» WHAT IS BEING ASKED
Print the listing in its entirety and exactly, leaving out images.

» DATA EXCERPT

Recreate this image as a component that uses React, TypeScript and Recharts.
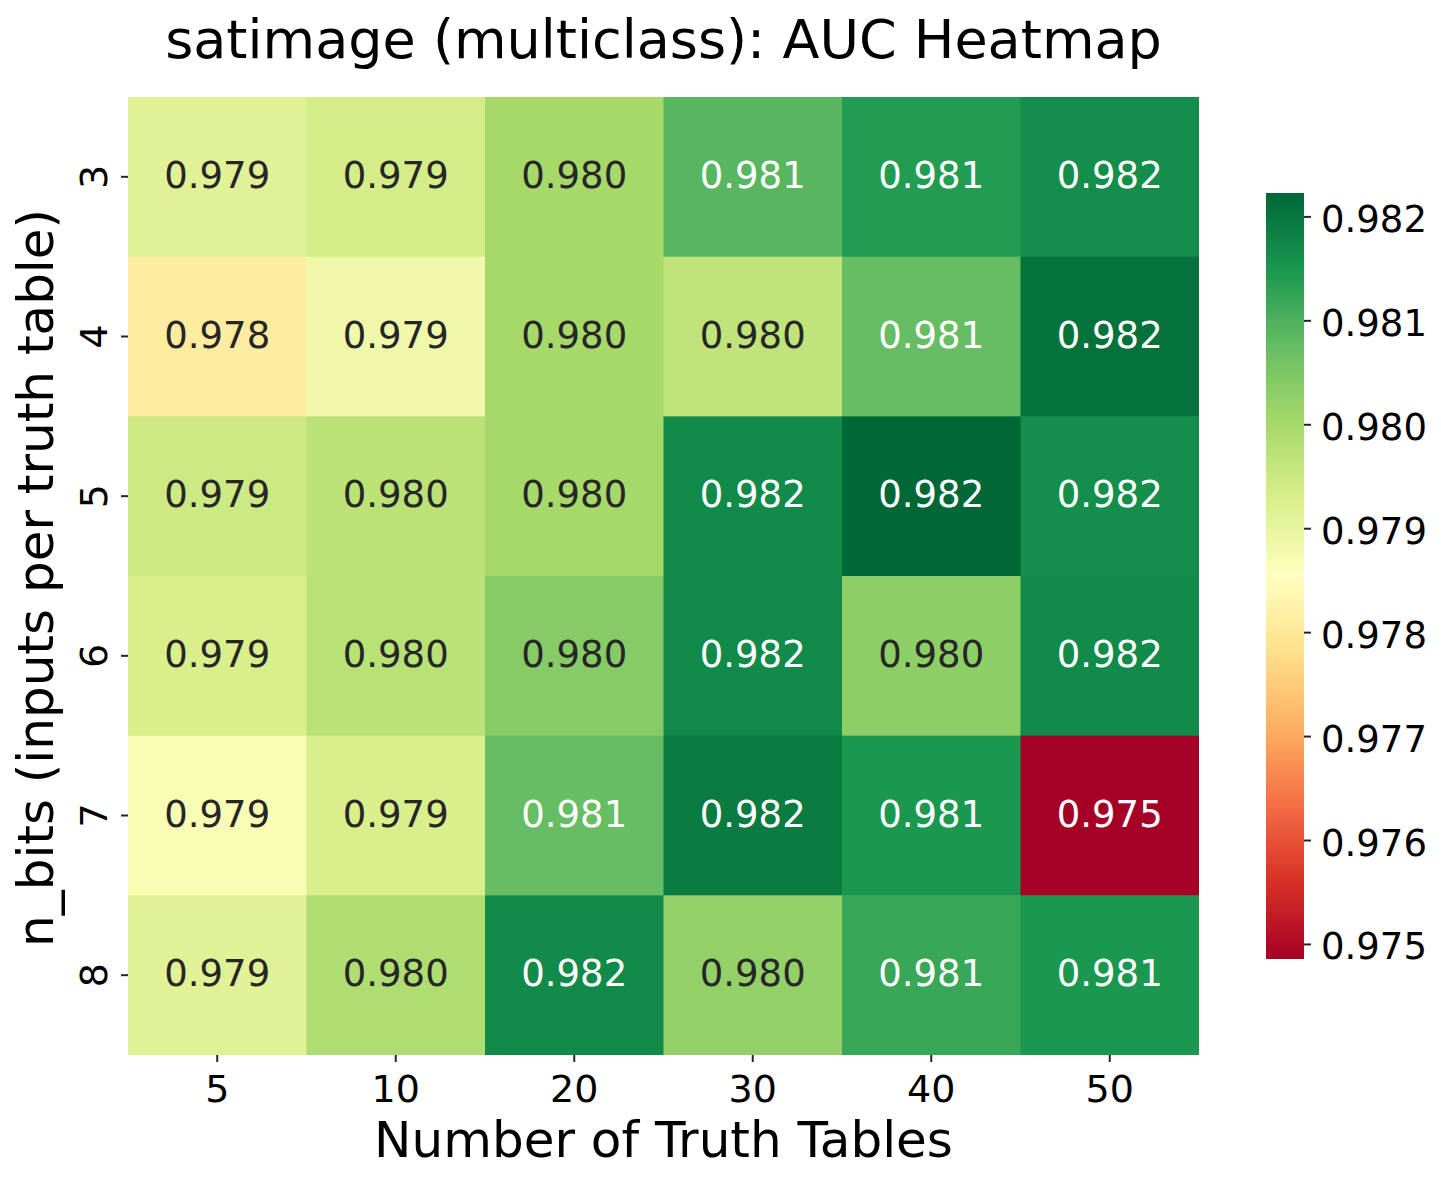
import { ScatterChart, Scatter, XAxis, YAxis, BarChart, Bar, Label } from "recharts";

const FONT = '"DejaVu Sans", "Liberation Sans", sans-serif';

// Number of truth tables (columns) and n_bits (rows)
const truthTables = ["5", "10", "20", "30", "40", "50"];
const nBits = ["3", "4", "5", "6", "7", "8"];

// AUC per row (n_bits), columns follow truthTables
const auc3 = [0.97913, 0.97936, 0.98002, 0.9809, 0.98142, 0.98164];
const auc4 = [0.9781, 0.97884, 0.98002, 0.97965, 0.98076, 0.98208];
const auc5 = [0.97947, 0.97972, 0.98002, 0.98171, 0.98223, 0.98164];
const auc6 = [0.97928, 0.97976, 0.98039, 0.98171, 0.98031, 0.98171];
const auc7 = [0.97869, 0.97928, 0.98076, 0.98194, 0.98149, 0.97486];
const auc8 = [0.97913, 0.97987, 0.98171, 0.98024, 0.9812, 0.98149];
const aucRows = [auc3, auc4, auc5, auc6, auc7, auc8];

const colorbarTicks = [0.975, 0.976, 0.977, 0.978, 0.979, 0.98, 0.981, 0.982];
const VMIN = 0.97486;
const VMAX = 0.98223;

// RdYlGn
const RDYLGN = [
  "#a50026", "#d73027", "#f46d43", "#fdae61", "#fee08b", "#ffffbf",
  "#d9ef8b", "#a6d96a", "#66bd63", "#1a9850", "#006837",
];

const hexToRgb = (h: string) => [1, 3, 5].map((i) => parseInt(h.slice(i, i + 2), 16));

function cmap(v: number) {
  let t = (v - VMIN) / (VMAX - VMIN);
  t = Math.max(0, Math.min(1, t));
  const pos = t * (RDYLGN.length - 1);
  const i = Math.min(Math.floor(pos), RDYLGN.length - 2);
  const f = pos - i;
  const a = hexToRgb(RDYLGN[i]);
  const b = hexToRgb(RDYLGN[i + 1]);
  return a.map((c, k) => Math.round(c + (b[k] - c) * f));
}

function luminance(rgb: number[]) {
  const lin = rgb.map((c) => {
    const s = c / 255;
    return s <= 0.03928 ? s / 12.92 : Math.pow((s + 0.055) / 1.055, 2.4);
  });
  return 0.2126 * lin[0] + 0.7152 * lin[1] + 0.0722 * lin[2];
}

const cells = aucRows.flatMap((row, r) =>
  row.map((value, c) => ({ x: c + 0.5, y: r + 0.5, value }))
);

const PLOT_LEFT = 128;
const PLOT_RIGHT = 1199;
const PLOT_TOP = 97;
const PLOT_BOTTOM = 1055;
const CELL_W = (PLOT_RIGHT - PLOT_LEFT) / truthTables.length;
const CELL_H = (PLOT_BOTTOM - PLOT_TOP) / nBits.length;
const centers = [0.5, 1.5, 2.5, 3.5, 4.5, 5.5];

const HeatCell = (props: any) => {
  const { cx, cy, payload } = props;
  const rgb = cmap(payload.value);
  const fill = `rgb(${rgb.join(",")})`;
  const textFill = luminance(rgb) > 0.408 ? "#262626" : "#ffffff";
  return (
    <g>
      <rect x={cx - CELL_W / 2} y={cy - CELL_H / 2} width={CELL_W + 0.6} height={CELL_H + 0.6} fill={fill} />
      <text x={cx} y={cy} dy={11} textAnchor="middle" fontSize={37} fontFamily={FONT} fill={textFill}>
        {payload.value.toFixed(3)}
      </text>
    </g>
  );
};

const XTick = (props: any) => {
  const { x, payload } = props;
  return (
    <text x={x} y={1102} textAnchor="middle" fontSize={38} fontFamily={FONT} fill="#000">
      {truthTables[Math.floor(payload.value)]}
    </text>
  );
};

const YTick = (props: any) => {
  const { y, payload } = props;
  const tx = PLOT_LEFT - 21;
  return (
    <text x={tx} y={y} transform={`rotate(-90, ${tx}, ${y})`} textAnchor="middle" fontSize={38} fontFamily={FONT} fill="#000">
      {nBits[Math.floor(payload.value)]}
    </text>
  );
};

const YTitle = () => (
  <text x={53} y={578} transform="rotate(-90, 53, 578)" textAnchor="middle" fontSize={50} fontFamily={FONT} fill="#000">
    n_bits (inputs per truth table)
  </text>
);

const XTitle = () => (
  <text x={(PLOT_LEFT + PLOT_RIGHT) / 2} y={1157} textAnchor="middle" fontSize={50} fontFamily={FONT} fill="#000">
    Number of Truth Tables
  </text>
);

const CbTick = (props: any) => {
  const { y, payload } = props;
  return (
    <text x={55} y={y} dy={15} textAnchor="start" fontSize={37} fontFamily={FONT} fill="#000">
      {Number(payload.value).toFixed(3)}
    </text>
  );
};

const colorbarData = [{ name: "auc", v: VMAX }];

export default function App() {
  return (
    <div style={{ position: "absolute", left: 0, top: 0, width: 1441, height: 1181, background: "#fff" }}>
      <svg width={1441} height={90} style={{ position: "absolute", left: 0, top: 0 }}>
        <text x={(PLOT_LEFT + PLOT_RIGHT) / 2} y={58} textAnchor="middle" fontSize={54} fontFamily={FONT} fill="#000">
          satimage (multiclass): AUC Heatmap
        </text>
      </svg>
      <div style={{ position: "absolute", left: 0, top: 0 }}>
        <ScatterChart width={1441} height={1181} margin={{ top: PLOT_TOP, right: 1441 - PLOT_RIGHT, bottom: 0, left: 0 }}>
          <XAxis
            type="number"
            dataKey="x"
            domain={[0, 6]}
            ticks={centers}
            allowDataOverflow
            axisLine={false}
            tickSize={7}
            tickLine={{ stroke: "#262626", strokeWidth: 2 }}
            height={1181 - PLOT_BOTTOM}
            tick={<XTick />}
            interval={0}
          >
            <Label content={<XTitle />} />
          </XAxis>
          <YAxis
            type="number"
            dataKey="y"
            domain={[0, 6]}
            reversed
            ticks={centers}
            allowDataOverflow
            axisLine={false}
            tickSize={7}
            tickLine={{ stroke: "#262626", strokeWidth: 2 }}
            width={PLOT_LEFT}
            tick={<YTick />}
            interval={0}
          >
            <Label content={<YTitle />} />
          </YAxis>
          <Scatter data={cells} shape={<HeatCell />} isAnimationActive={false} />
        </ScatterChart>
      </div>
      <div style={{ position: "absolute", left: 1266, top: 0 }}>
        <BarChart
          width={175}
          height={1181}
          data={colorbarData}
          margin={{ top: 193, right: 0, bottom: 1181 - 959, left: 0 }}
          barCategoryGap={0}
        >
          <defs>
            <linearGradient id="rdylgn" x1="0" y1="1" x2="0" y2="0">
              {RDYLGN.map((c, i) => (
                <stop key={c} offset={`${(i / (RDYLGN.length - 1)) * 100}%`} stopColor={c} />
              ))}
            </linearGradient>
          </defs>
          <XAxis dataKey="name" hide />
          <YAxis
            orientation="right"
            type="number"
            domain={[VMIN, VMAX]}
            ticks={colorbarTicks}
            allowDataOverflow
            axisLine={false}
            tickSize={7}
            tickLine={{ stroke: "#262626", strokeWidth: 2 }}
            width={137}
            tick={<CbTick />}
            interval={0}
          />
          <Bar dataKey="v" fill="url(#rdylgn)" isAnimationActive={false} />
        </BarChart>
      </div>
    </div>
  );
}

» COMPLETE ANSWER
Recreate this image as a component that uses React, TypeScript and Recharts.
import { ScatterChart, Scatter, XAxis, YAxis, BarChart, Bar, Label } from "recharts";

const FONT = '"DejaVu Sans", "Liberation Sans", sans-serif';

// Number of truth tables (columns) and n_bits (rows)
const truthTables = ["5", "10", "20", "30", "40", "50"];
const nBits = ["3", "4", "5", "6", "7", "8"];

// AUC per row (n_bits), columns follow truthTables
const auc3 = [0.97913, 0.97936, 0.98002, 0.9809, 0.98142, 0.98164];
const auc4 = [0.9781, 0.97884, 0.98002, 0.97965, 0.98076, 0.98208];
const auc5 = [0.97947, 0.97972, 0.98002, 0.98171, 0.98223, 0.98164];
const auc6 = [0.97928, 0.97976, 0.98039, 0.98171, 0.98031, 0.98171];
const auc7 = [0.97869, 0.97928, 0.98076, 0.98194, 0.98149, 0.97486];
const auc8 = [0.97913, 0.97987, 0.98171, 0.98024, 0.9812, 0.98149];
const aucRows = [auc3, auc4, auc5, auc6, auc7, auc8];

const colorbarTicks = [0.975, 0.976, 0.977, 0.978, 0.979, 0.98, 0.981, 0.982];
const VMIN = 0.97486;
const VMAX = 0.98223;

// RdYlGn
const RDYLGN = [
  "#a50026", "#d73027", "#f46d43", "#fdae61", "#fee08b", "#ffffbf",
  "#d9ef8b", "#a6d96a", "#66bd63", "#1a9850", "#006837",
];

const hexToRgb = (h: string) => [1, 3, 5].map((i) => parseInt(h.slice(i, i + 2), 16));

function cmap(v: number) {
  let t = (v - VMIN) / (VMAX - VMIN);
  t = Math.max(0, Math.min(1, t));
  const pos = t * (RDYLGN.length - 1);
  const i = Math.min(Math.floor(pos), RDYLGN.length - 2);
  const f = pos - i;
  const a = hexToRgb(RDYLGN[i]);
  const b = hexToRgb(RDYLGN[i + 1]);
  return a.map((c, k) => Math.round(c + (b[k] - c) * f));
}

function luminance(rgb: number[]) {
  const lin = rgb.map((c) => {
    const s = c / 255;
    return s <= 0.03928 ? s / 12.92 : Math.pow((s + 0.055) / 1.055, 2.4);
  });
  return 0.2126 * lin[0] + 0.7152 * lin[1] + 0.0722 * lin[2];
}

const cells = aucRows.flatMap((row, r) =>
  row.map((value, c) => ({ x: c + 0.5, y: r + 0.5, value }))
);

const PLOT_LEFT = 128;
const PLOT_RIGHT = 1199;
const PLOT_TOP = 97;
const PLOT_BOTTOM = 1055;
const CELL_W = (PLOT_RIGHT - PLOT_LEFT) / truthTables.length;
const CELL_H = (PLOT_BOTTOM - PLOT_TOP) / nBits.length;
const centers = [0.5, 1.5, 2.5, 3.5, 4.5, 5.5];

const HeatCell = (props: any) => {
  const { cx, cy, payload } = props;
  const rgb = cmap(payload.value);
  const fill = `rgb(${rgb.join(",")})`;
  const textFill = luminance(rgb) > 0.408 ? "#262626" : "#ffffff";
  return (
    <g>
      <rect x={cx - CELL_W / 2} y={cy - CELL_H / 2} width={CELL_W + 0.6} height={CELL_H + 0.6} fill={fill} />
      <text x={cx} y={cy} dy={11} textAnchor="middle" fontSize={37} fontFamily={FONT} fill={textFill}>
        {payload.value.toFixed(3)}
      </text>
    </g>
  );
};

const XTick = (props: any) => {
  const { x, payload } = props;
  return (
    <text x={x} y={1102} textAnchor="middle" fontSize={38} fontFamily={FONT} fill="#000">
      {truthTables[Math.floor(payload.value)]}
    </text>
  );
};

const YTick = (props: any) => {
  const { y, payload } = props;
  const tx = PLOT_LEFT - 21;
  return (
    <text x={tx} y={y} transform={`rotate(-90, ${tx}, ${y})`} textAnchor="middle" fontSize={38} fontFamily={FONT} fill="#000">
      {nBits[Math.floor(payload.value)]}
    </text>
  );
};

const YTitle = () => (
  <text x={53} y={578} transform="rotate(-90, 53, 578)" textAnchor="middle" fontSize={50} fontFamily={FONT} fill="#000">
    n_bits (inputs per truth table)
  </text>
);

const XTitle = () => (
  <text x={(PLOT_LEFT + PLOT_RIGHT) / 2} y={1157} textAnchor="middle" fontSize={50} fontFamily={FONT} fill="#000">
    Number of Truth Tables
  </text>
);

const CbTick = (props: any) => {
  const { y, payload } = props;
  return (
    <text x={55} y={y} dy={15} textAnchor="start" fontSize={37} fontFamily={FONT} fill="#000">
      {Number(payload.value).toFixed(3)}
    </text>
  );
};

const colorbarData = [{ name: "auc", v: VMAX }];

export default function App() {
  return (
    <div style={{ position: "absolute", left: 0, top: 0, width: 1441, height: 1181, background: "#fff" }}>
      <svg width={1441} height={90} style={{ position: "absolute", left: 0, top: 0 }}>
        <text x={(PLOT_LEFT + PLOT_RIGHT) / 2} y={58} textAnchor="middle" fontSize={54} fontFamily={FONT} fill="#000">
          satimage (multiclass): AUC Heatmap
        </text>
      </svg>
      <div style={{ position: "absolute", left: 0, top: 0 }}>
        <ScatterChart width={1441} height={1181} margin={{ top: PLOT_TOP, right: 1441 - PLOT_RIGHT, bottom: 0, left: 0 }}>
          <XAxis
            type="number"
            dataKey="x"
            domain={[0, 6]}
            ticks={centers}
            allowDataOverflow
            axisLine={false}
            tickSize={7}
            tickLine={{ stroke: "#262626", strokeWidth: 2 }}
            height={1181 - PLOT_BOTTOM}
            tick={<XTick />}
            interval={0}
          >
            <Label content={<XTitle />} />
          </XAxis>
          <YAxis
            type="number"
            dataKey="y"
            domain={[0, 6]}
            reversed
            ticks={centers}
            allowDataOverflow
            axisLine={false}
            tickSize={7}
            tickLine={{ stroke: "#262626", strokeWidth: 2 }}
            width={PLOT_LEFT}
            tick={<YTick />}
            interval={0}
          >
            <Label content={<YTitle />} />
          </YAxis>
          <Scatter data={cells} shape={<HeatCell />} isAnimationActive={false} />
        </ScatterChart>
      </div>
      <div style={{ position: "absolute", left: 1266, top: 0 }}>
        <BarChart
          width={175}
          height={1181}
          data={colorbarData}
          margin={{ top: 193, right: 0, bottom: 1181 - 959, left: 0 }}
          barCategoryGap={0}
        >
          <defs>
            <linearGradient id="rdylgn" x1="0" y1="1" x2="0" y2="0">
              {RDYLGN.map((c, i) => (
                <stop key={c} offset={`${(i / (RDYLGN.length - 1)) * 100}%`} stopColor={c} />
              ))}
            </linearGradient>
          </defs>
          <XAxis dataKey="name" hide />
          <YAxis
            orientation="right"
            type="number"
            domain={[VMIN, VMAX]}
            ticks={colorbarTicks}
            allowDataOverflow
            axisLine={false}
            tickSize={7}
            tickLine={{ stroke: "#262626", strokeWidth: 2 }}
            width={137}
            tick={<CbTick />}
            interval={0}
          />
          <Bar dataKey="v" fill="url(#rdylgn)" isAnimationActive={false} />
        </BarChart>
      </div>
    </div>
  );
}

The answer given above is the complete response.